AVAILABLE DATA =>
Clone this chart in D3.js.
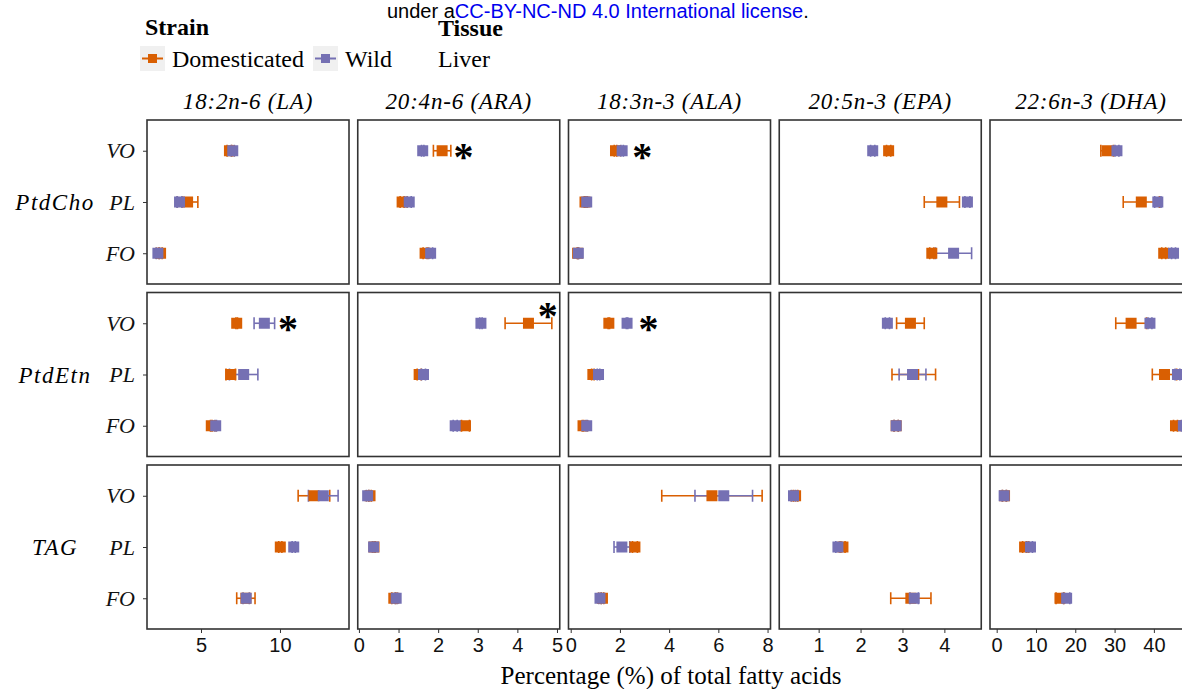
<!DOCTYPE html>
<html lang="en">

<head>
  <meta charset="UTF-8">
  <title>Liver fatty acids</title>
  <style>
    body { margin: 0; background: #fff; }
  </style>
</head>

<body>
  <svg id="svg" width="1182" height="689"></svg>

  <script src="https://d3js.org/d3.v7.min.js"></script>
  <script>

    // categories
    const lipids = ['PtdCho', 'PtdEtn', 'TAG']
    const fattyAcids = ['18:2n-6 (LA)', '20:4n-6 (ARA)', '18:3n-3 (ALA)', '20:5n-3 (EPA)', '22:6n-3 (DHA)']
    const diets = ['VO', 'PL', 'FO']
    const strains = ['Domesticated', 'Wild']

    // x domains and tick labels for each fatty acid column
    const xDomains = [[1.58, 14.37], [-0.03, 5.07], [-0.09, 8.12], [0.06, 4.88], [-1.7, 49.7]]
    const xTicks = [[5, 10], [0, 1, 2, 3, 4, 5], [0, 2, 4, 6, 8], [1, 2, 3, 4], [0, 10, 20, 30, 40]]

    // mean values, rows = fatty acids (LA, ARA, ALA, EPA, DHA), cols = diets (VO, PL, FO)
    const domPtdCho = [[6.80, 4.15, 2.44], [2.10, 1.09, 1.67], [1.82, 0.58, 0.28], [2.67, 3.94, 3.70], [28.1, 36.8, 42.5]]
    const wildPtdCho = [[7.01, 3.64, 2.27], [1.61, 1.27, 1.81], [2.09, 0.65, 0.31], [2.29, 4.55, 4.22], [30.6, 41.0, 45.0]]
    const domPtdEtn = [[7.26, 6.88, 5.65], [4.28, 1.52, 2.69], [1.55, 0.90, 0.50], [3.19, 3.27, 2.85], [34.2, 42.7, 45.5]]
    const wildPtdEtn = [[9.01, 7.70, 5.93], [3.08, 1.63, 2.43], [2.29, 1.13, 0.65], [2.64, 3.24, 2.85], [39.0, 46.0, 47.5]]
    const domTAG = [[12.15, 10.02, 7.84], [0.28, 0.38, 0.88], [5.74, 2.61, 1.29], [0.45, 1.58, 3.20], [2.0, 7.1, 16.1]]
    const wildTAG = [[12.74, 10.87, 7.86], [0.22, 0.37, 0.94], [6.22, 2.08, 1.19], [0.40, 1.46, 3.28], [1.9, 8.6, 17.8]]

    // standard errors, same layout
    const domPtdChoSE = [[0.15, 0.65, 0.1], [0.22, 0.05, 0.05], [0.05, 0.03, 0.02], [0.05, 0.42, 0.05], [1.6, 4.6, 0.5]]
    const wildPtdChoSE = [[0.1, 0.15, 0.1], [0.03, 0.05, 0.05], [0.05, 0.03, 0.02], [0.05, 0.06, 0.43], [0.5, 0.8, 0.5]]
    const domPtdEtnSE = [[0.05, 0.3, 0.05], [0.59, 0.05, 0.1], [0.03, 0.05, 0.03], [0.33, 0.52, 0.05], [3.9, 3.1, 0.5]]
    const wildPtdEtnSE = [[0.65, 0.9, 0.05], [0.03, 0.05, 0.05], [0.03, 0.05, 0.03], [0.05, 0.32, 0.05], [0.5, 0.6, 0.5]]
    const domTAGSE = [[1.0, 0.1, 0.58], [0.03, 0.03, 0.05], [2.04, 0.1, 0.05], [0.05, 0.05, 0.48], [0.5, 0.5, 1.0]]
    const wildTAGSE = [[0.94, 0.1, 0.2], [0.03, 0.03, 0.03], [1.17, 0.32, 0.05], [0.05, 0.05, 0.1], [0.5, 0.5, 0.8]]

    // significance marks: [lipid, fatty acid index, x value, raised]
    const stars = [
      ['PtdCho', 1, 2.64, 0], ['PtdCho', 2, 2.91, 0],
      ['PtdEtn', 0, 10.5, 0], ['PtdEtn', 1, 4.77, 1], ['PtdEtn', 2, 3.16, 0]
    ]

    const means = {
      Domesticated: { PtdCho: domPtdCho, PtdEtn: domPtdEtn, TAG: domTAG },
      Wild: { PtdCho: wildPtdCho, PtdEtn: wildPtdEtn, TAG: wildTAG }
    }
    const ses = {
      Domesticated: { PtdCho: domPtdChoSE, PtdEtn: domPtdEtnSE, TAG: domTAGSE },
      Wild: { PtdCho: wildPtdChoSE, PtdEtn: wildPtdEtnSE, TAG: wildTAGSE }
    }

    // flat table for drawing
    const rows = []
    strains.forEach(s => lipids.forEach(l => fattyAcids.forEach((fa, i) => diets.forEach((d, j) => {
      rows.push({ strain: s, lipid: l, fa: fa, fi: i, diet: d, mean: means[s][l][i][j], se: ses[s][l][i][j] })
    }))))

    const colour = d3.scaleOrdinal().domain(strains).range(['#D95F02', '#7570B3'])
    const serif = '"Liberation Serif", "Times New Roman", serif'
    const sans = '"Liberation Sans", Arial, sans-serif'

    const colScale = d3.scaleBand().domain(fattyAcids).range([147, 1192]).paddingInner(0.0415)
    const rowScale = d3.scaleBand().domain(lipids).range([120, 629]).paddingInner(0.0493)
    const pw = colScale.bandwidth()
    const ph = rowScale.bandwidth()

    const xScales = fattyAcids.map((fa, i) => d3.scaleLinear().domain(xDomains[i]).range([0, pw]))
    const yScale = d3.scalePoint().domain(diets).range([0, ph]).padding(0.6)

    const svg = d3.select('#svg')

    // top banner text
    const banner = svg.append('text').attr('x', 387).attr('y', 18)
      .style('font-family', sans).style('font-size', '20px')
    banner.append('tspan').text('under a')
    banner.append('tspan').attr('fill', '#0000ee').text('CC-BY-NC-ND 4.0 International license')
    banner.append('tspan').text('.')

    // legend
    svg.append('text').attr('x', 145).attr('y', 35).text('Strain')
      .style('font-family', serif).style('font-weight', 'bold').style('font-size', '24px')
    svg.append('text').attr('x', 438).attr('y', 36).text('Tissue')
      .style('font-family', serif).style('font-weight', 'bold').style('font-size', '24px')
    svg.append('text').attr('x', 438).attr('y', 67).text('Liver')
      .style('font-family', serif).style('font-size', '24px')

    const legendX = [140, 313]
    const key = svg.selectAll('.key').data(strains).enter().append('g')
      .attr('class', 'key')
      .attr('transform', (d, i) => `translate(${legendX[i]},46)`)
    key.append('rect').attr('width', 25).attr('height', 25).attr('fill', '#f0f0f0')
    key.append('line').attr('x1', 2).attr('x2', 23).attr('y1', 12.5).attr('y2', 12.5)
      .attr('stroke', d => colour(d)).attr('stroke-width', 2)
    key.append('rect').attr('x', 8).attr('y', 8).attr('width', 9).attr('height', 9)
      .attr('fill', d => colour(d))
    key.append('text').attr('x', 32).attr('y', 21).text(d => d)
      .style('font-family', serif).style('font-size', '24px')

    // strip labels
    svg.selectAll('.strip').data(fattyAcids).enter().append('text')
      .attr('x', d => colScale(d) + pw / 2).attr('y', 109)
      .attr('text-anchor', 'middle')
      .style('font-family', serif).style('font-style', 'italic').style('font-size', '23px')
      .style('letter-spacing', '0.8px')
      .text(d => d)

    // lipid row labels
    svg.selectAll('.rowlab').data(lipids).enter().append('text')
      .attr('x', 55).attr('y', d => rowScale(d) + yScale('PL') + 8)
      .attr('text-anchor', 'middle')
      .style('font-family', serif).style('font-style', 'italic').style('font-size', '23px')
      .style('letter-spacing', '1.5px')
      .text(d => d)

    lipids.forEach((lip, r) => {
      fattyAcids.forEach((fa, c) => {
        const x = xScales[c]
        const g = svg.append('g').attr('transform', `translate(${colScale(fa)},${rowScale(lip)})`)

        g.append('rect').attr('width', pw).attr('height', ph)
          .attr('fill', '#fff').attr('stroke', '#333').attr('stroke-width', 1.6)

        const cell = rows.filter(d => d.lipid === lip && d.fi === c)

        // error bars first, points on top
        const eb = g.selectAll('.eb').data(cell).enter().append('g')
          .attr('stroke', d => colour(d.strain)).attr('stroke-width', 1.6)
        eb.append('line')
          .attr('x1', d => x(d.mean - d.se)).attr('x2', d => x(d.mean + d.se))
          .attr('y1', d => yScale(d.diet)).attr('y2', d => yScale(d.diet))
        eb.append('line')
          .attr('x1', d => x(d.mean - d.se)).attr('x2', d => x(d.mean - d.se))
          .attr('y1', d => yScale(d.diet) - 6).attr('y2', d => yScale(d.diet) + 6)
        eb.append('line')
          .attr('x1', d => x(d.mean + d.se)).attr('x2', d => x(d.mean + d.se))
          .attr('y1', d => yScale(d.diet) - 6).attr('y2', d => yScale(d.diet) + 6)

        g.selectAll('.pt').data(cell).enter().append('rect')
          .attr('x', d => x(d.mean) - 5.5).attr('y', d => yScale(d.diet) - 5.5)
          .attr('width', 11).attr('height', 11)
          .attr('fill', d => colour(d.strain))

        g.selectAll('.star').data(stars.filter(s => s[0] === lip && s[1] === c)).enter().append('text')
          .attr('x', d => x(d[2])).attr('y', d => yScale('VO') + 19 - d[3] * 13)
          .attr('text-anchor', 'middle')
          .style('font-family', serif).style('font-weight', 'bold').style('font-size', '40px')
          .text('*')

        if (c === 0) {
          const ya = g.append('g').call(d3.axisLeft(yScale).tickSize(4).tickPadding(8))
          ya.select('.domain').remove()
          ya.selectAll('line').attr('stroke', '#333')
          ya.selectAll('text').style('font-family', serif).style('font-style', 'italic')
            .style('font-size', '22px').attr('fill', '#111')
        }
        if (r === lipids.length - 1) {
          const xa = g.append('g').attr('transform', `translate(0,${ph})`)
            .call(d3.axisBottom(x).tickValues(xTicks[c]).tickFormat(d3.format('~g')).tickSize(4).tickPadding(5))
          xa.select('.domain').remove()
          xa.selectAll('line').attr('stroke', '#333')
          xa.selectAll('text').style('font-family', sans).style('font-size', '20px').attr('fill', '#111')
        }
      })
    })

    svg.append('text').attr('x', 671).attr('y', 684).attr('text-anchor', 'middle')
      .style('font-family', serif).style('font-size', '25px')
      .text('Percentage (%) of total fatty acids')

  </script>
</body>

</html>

WHAT IS EXPECTED => Write out exactly the opening lines of the data, stopping after the line that holds "const strains = ['Domesticated', 'Wild']". Exclude pictures.

OUTPUT FOR THIS EXERCISE =>
Clone this chart in D3.js.
<!DOCTYPE html>
<html lang="en">

<head>
  <meta charset="UTF-8">
  <title>Liver fatty acids</title>
  <style>
    body { margin: 0; background: #fff; }
  </style>
</head>

<body>
  <svg id="svg" width="1182" height="689"></svg>

  <script src="https://d3js.org/d3.v7.min.js"></script>
  <script>

    // categories
    const lipids = ['PtdCho', 'PtdEtn', 'TAG']
    const fattyAcids = ['18:2n-6 (LA)', '20:4n-6 (ARA)', '18:3n-3 (ALA)', '20:5n-3 (EPA)', '22:6n-3 (DHA)']
    const diets = ['VO', 'PL', 'FO']
    const strains = ['Domesticated', 'Wild']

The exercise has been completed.